● What you will do
Begin at the first line of the data and copy each line through the one containing "150, 150, 175, 160, 165, 165, 170]", that line included, with no pictures.

● Provided material
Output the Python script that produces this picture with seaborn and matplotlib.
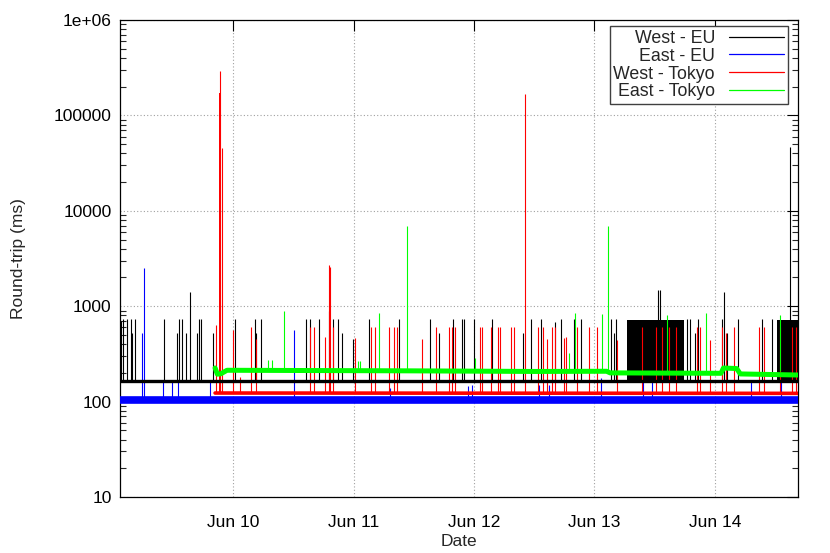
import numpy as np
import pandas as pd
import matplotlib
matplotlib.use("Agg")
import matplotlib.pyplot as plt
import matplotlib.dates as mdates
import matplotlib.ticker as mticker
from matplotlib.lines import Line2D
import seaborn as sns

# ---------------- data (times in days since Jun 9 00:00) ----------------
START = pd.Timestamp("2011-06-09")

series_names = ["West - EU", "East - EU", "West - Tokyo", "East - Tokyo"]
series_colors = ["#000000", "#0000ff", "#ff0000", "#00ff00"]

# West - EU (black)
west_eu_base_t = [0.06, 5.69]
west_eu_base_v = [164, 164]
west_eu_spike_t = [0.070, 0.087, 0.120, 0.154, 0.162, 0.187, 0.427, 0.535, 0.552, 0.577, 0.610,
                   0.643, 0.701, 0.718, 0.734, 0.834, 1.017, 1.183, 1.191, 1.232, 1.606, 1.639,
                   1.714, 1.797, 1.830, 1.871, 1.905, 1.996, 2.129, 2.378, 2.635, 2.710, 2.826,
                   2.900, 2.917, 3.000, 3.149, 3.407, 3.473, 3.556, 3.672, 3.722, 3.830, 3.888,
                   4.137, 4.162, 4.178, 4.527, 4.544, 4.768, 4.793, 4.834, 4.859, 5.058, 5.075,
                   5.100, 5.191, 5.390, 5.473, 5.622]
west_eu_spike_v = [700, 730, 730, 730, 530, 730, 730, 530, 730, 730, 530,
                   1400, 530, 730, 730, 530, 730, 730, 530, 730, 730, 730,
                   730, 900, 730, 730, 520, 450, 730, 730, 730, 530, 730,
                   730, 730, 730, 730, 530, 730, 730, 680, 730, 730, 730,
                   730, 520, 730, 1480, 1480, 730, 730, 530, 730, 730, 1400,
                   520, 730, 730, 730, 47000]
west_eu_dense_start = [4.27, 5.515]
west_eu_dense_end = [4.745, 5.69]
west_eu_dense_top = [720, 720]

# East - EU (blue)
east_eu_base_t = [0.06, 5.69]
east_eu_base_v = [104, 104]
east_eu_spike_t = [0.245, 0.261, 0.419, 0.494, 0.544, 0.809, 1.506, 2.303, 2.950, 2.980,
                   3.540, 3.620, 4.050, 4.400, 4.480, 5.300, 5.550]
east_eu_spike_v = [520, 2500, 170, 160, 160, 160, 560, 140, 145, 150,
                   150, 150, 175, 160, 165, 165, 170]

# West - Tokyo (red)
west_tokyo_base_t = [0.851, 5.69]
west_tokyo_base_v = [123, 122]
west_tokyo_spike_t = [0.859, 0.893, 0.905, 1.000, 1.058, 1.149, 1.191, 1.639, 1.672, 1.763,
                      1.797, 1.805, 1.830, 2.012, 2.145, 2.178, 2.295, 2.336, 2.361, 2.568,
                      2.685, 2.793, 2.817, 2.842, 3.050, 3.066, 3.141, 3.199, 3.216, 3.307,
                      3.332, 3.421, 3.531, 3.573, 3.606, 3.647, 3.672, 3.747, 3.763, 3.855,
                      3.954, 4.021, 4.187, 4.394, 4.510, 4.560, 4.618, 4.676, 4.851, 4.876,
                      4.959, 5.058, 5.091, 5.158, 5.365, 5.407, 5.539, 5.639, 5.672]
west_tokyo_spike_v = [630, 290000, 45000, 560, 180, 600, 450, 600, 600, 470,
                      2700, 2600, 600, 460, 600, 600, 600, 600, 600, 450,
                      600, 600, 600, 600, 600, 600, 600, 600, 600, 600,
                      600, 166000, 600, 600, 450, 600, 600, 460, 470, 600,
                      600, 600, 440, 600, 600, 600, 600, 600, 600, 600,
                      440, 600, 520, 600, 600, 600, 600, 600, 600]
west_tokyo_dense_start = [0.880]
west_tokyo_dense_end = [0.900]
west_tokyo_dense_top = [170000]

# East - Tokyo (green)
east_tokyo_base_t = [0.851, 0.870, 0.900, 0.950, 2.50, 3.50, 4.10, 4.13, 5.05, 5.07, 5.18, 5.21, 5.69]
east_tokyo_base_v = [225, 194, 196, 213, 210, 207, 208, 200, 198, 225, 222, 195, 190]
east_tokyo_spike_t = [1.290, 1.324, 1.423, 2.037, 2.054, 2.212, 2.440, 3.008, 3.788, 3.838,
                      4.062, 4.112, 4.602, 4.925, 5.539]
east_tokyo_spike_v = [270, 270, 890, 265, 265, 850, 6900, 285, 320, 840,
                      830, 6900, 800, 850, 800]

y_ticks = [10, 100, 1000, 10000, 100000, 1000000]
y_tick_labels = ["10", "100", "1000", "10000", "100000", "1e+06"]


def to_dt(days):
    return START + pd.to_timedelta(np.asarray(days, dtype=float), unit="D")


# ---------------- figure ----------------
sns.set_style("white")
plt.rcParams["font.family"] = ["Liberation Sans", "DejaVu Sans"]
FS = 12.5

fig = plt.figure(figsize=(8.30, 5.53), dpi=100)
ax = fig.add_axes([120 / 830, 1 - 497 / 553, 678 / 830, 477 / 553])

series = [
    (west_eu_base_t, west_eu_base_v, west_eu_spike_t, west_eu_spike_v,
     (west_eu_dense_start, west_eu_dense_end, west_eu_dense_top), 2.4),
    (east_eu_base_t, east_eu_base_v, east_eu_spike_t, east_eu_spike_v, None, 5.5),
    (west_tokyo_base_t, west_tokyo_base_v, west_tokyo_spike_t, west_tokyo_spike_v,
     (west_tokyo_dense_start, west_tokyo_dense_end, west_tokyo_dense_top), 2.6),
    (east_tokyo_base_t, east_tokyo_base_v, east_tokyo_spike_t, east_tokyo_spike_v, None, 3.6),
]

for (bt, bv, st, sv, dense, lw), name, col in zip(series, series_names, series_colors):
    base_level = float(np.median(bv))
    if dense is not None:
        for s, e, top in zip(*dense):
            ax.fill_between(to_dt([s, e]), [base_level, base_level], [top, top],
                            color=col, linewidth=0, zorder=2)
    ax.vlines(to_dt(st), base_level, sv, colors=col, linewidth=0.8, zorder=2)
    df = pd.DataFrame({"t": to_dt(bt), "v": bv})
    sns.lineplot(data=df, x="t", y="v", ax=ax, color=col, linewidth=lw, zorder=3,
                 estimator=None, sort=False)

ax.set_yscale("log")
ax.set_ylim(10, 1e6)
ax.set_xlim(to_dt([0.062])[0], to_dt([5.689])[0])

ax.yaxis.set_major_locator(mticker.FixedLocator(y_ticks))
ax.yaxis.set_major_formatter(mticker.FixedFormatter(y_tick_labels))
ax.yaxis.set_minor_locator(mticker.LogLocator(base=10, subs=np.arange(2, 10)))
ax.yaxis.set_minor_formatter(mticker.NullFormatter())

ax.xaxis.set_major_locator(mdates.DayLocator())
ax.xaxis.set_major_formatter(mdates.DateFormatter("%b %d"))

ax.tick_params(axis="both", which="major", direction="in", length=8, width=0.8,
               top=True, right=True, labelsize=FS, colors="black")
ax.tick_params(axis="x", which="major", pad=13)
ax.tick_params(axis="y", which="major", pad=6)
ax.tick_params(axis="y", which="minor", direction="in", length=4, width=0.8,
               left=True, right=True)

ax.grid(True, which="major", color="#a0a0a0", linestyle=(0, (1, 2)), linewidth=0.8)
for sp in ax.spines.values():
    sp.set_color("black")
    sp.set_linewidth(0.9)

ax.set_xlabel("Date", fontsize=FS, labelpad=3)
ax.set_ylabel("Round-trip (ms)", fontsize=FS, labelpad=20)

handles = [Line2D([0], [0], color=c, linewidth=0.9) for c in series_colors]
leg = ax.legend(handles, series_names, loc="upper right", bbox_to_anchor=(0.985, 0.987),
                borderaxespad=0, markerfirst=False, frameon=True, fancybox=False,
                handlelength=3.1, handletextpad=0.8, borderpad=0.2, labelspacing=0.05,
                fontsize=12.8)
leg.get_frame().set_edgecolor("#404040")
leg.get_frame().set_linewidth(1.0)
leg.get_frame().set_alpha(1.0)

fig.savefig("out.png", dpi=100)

● In response
Output the Python script that produces this picture with seaborn and matplotlib.
import numpy as np
import pandas as pd
import matplotlib
matplotlib.use("Agg")
import matplotlib.pyplot as plt
import matplotlib.dates as mdates
import matplotlib.ticker as mticker
from matplotlib.lines import Line2D
import seaborn as sns

# ---------------- data (times in days since Jun 9 00:00) ----------------
START = pd.Timestamp("2011-06-09")

series_names = ["West - EU", "East - EU", "West - Tokyo", "East - Tokyo"]
series_colors = ["#000000", "#0000ff", "#ff0000", "#00ff00"]

# West - EU (black)
west_eu_base_t = [0.06, 5.69]
west_eu_base_v = [164, 164]
west_eu_spike_t = [0.070, 0.087, 0.120, 0.154, 0.162, 0.187, 0.427, 0.535, 0.552, 0.577, 0.610,
                   0.643, 0.701, 0.718, 0.734, 0.834, 1.017, 1.183, 1.191, 1.232, 1.606, 1.639,
                   1.714, 1.797, 1.830, 1.871, 1.905, 1.996, 2.129, 2.378, 2.635, 2.710, 2.826,
                   2.900, 2.917, 3.000, 3.149, 3.407, 3.473, 3.556, 3.672, 3.722, 3.830, 3.888,
                   4.137, 4.162, 4.178, 4.527, 4.544, 4.768, 4.793, 4.834, 4.859, 5.058, 5.075,
                   5.100, 5.191, 5.390, 5.473, 5.622]
west_eu_spike_v = [700, 730, 730, 730, 530, 730, 730, 530, 730, 730, 530,
                   1400, 530, 730, 730, 530, 730, 730, 530, 730, 730, 730,
                   730, 900, 730, 730, 520, 450, 730, 730, 730, 530, 730,
                   730, 730, 730, 730, 530, 730, 730, 680, 730, 730, 730,
                   730, 520, 730, 1480, 1480, 730, 730, 530, 730, 730, 1400,
                   520, 730, 730, 730, 47000]
west_eu_dense_start = [4.27, 5.515]
west_eu_dense_end = [4.745, 5.69]
west_eu_dense_top = [720, 720]

# East - EU (blue)
east_eu_base_t = [0.06, 5.69]
east_eu_base_v = [104, 104]
east_eu_spike_t = [0.245, 0.261, 0.419, 0.494, 0.544, 0.809, 1.506, 2.303, 2.950, 2.980,
                   3.540, 3.620, 4.050, 4.400, 4.480, 5.300, 5.550]
east_eu_spike_v = [520, 2500, 170, 160, 160, 160, 560, 140, 145, 150,
                   150, 150, 175, 160, 165, 165, 170]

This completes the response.